Q3. **ROC and AUC for Model Evaluation:**

   - **ROC (Receiver Operating Characteristic) Curve**: The ROC curve is a graphical representation of a classification model's performance across different threshold settings. It plots the true positive rate (recall) against the false positive rate for various threshold values.
   
   - **AUC (Area Under the ROC Curve)**: AUC is a scalar value that quantifies the overall performance of a classification model. It represents the area under the ROC curve. A higher AUC indicates better model discrimination, where a perfect model has an AUC of 1.

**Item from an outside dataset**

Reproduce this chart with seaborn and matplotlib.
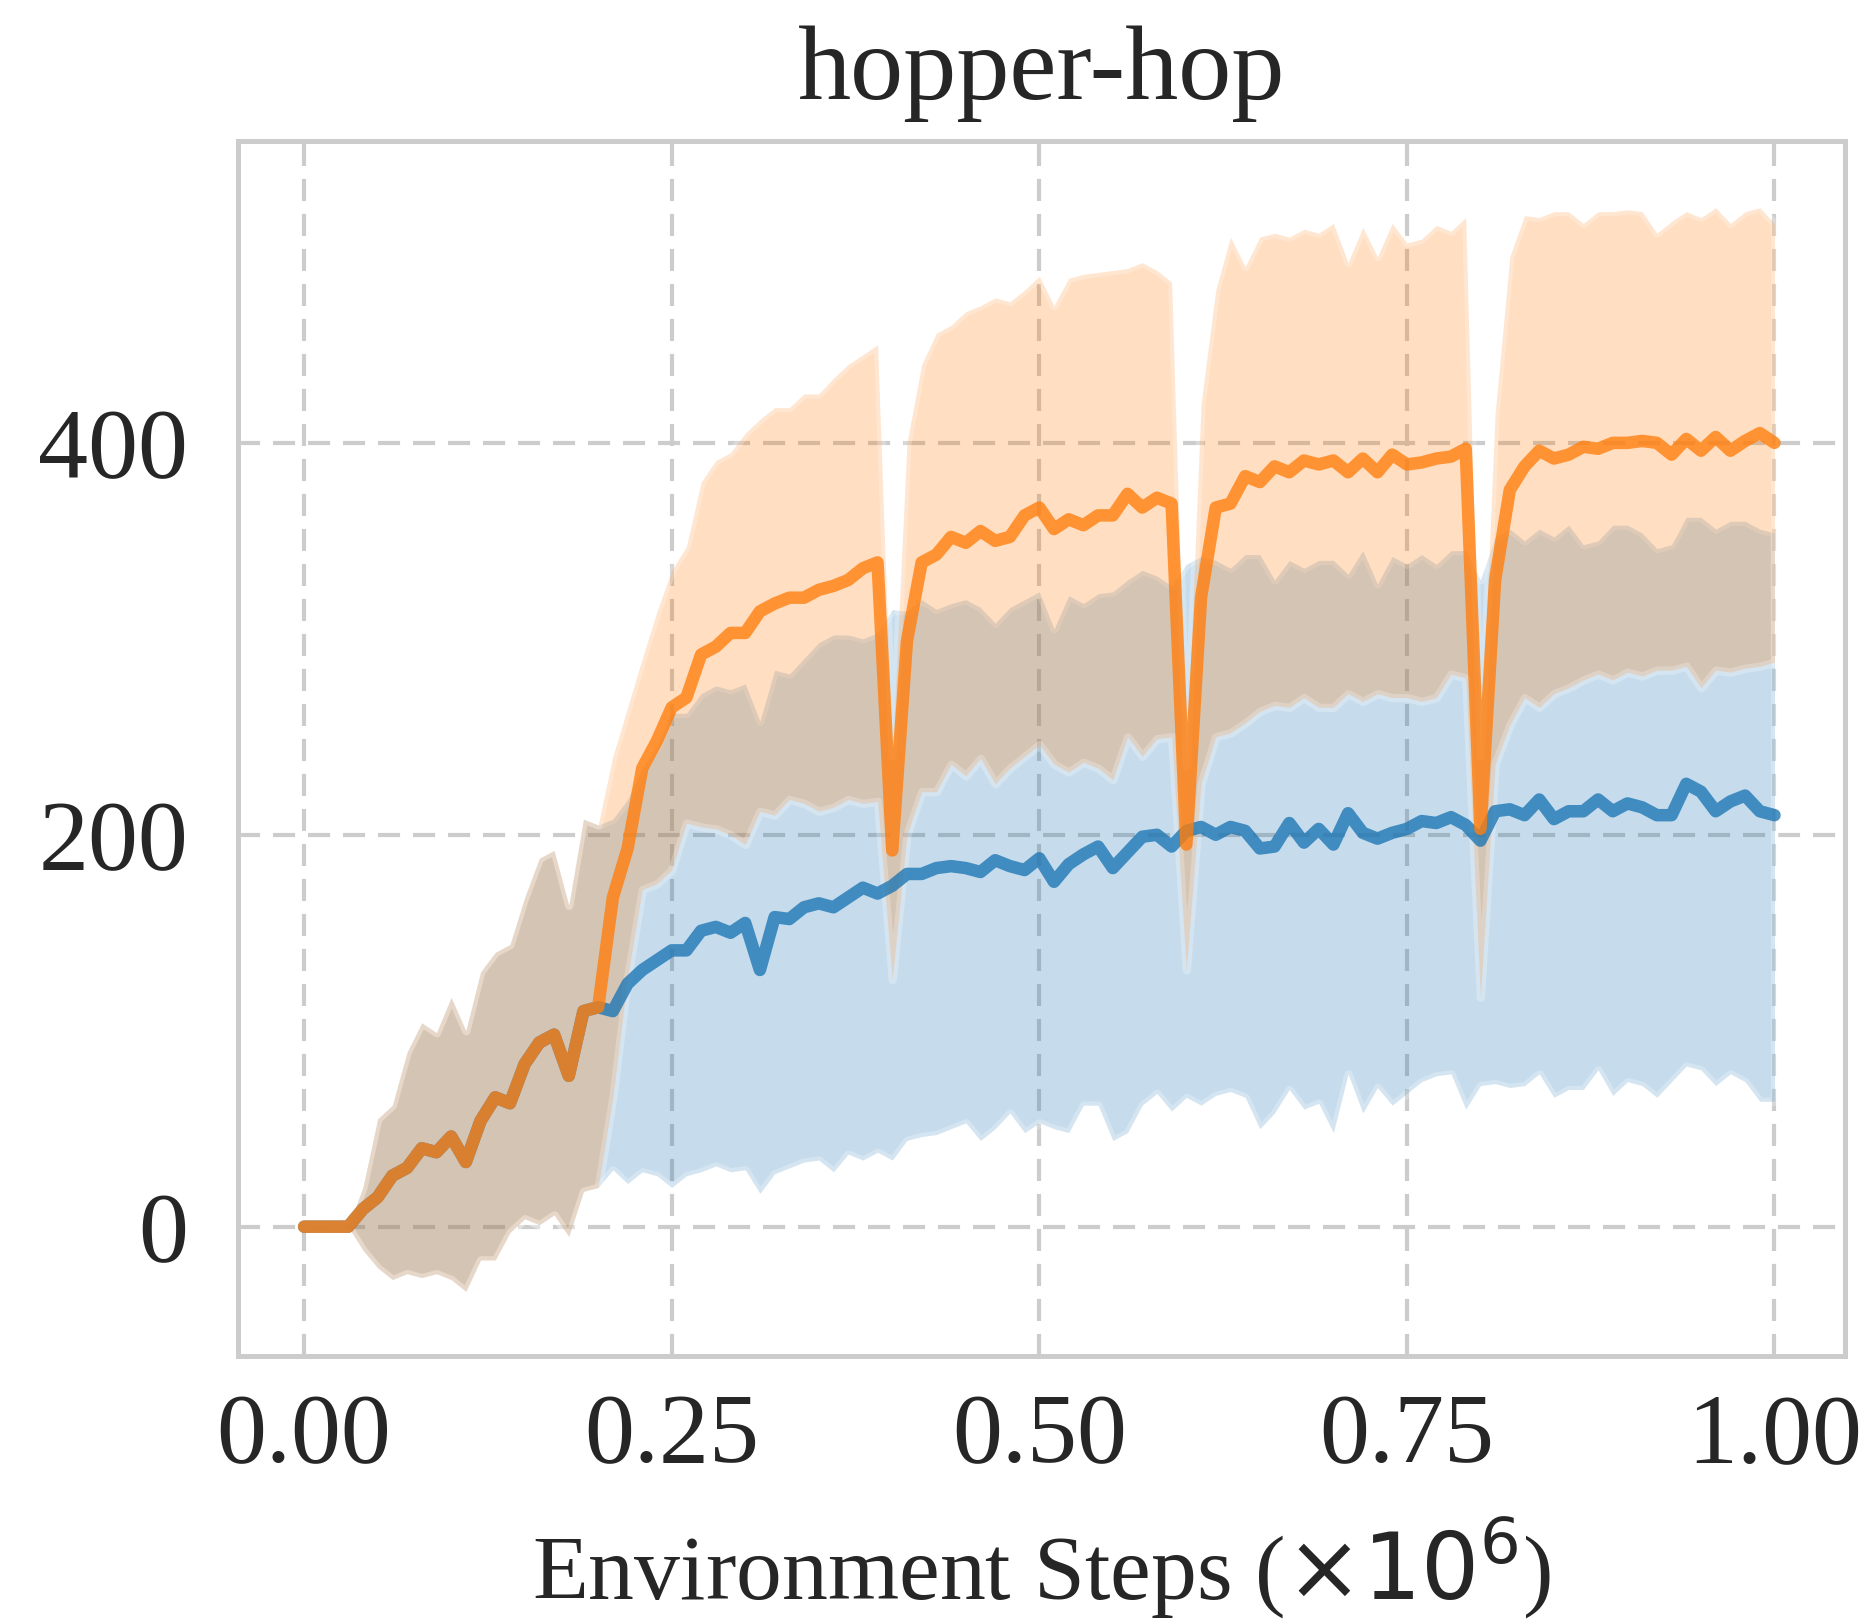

Q4. **Choosing the Best Metric for Classification Model Evaluation:**

   - The choice of metric depends on the specific problem and business goals:
     - Use **Accuracy** for balanced datasets where all classes have similar importance.
     - Use **Precision and Recall** when there is an imbalance between classes, and you want to manage false positives and false negatives differently.
     - Use the **F1 Score** when you want a balance between precision and recall.
     - Use **ROC and AUC** when you want to evaluate the model's performance across various threshold settings, especially in situations where class imbalance or different trade-offs are critical.

Q5. **Multiclass Classification vs. Binary Classification:**

   - **Binary Classification** involves distinguishing between two classes or categories (e.g., spam vs. not spam).
   
   - **Multiclass Classification** involves classifying instances into one of three or more classes (e.g., classifying emails into categories like spam, promotions, and primary).

Q6. **Steps for an End-to-End Multiclass Classification Project:**

   1. **Data Collection**: Gather and preprocess data, ensuring it's suitable for multiclass classification.
   2. **Data Exploration and Preprocessing**: Explore data, handle missing values, encode categorical features, and perform feature scaling.
   3. **Feature Selection/Engineering**: Select relevant features and create new features if necessary.
   4. **Model Selection**: Choose a multiclass classification algorithm (e.g., logistic regression, decision trees, neural networks).
   5. **Model Training**: Train the selected model on the labeled dataset.
   6. **Model Evaluation**: Use appropriate metrics (e.g., accuracy, F1 Score) to assess model performance.
   7. **Hyperparameter Tuning**: Optimize model hyperparameters through techniques like grid search or random search.
   8. **Model Deployment**: Deploy the trained model for real-world predictions.
   9. **Monitoring and Maintenance**: Continuously monitor the model's performance and update it as needed.

Q7. **Model Deployment and Its Importance:**

   - Model Deployment is the process of making a trained machine learning model available for making predictions on new, unseen data.
   - It is crucial because the value of a machine learning model is realized when it is used in production to make decisions, automate tasks, or provide insights.

Q8. **Multi-Cloud Platforms for Model Deployment:**

   - Multi-cloud platforms involve deploying machine learning models on multiple cloud service providers (e.g., AWS, Azure, Google Cloud) simultaneously.
   - Organizations might use multi-cloud strategies for redundancy, cost optimization, or to leverage the strengths of different cloud providers.

Q9. **Benefits and Challenges of Deploying Models in a Multi-Cloud Environment:**

   - **Benefits**:
     - **Redundancy**: Increased resilience and reduced risk of downtime.
     - **Cost Optimization**: Choose the most cost-effective cloud provider for each workload.
     - **Flexibility**: Avoid vendor lock-in and utilize unique services from multiple providers.

   - **Challenges**:
     - **Complexity**: Managing multiple cloud environments can be complex and require specialized skills.
     - **Data Integration**: Ensuring seamless data sharing and consistency across clouds can be challenging.
     - **Security and Compliance**: Ensuring consistent security and compliance standards across clouds is essential.

   - The choice to deploy models in a multi-cloud environment should align with the organization's goals, budget, and technical capabilities.